» **Dataset extract**
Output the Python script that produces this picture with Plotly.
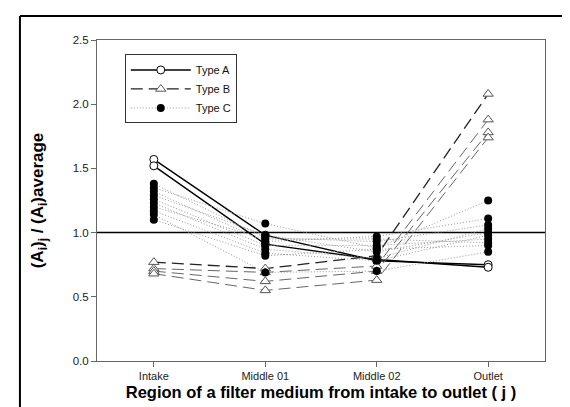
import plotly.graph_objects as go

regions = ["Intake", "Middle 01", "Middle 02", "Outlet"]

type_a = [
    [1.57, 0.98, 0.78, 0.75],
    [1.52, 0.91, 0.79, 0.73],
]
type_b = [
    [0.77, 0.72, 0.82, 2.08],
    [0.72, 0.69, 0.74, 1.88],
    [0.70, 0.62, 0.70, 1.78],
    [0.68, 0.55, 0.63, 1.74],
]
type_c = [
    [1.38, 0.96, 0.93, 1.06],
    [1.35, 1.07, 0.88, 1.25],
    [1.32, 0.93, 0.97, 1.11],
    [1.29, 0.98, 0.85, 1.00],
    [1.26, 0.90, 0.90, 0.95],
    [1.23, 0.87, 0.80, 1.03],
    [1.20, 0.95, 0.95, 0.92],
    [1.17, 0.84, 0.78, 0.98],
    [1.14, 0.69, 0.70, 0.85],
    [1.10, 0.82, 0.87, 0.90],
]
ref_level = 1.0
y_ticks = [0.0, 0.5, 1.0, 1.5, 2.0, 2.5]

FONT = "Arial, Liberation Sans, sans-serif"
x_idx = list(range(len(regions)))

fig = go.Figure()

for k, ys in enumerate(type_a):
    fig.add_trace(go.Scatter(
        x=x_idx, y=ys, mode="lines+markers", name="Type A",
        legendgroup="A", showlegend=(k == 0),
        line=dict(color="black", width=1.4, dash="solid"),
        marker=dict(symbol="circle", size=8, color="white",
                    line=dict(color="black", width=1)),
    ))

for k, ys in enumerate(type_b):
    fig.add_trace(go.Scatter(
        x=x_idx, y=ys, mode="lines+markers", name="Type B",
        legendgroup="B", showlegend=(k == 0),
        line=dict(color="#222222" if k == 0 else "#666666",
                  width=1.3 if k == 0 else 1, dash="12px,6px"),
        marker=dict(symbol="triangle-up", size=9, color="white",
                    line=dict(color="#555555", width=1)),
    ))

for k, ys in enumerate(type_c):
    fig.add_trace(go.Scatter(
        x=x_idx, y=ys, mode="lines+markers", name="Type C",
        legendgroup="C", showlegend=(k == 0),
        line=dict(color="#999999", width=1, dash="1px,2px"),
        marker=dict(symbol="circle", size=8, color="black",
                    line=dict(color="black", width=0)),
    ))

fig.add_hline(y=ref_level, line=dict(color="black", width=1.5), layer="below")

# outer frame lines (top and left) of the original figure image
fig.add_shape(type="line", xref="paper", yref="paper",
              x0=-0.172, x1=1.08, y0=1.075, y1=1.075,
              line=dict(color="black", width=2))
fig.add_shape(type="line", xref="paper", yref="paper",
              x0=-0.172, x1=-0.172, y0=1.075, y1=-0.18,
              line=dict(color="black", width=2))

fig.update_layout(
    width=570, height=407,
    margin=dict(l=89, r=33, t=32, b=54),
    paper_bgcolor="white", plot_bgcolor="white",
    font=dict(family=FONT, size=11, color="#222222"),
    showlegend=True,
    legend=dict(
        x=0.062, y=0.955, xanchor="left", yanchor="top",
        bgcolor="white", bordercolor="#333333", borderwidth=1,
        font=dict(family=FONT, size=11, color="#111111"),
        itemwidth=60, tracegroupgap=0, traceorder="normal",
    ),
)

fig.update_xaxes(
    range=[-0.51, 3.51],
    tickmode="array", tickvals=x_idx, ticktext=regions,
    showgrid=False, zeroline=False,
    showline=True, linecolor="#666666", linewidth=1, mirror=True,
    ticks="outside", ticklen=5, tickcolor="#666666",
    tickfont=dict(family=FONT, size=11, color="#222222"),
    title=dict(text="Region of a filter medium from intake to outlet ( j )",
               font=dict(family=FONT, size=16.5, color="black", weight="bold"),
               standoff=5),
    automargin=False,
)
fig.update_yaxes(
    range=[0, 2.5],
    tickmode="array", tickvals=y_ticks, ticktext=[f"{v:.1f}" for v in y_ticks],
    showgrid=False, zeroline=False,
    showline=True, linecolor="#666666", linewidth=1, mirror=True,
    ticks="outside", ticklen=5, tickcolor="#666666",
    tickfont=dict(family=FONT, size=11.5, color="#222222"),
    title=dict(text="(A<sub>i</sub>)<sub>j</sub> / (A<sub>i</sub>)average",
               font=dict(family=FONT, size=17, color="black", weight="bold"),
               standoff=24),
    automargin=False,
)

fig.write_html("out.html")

» **Exercise goal**
Omit the pictures, then repeat exactly each line from the beginning of the listing through the line with "y_ticks = [0.0, 0.5, 1.0, 1.5, 2.0, 2.5]".

» **Answer for the task**
Output the Python script that produces this picture with Plotly.
import plotly.graph_objects as go

regions = ["Intake", "Middle 01", "Middle 02", "Outlet"]

type_a = [
    [1.57, 0.98, 0.78, 0.75],
    [1.52, 0.91, 0.79, 0.73],
]
type_b = [
    [0.77, 0.72, 0.82, 2.08],
    [0.72, 0.69, 0.74, 1.88],
    [0.70, 0.62, 0.70, 1.78],
    [0.68, 0.55, 0.63, 1.74],
]
type_c = [
    [1.38, 0.96, 0.93, 1.06],
    [1.35, 1.07, 0.88, 1.25],
    [1.32, 0.93, 0.97, 1.11],
    [1.29, 0.98, 0.85, 1.00],
    [1.26, 0.90, 0.90, 0.95],
    [1.23, 0.87, 0.80, 1.03],
    [1.20, 0.95, 0.95, 0.92],
    [1.17, 0.84, 0.78, 0.98],
    [1.14, 0.69, 0.70, 0.85],
    [1.10, 0.82, 0.87, 0.90],
]
ref_level = 1.0
y_ticks = [0.0, 0.5, 1.0, 1.5, 2.0, 2.5]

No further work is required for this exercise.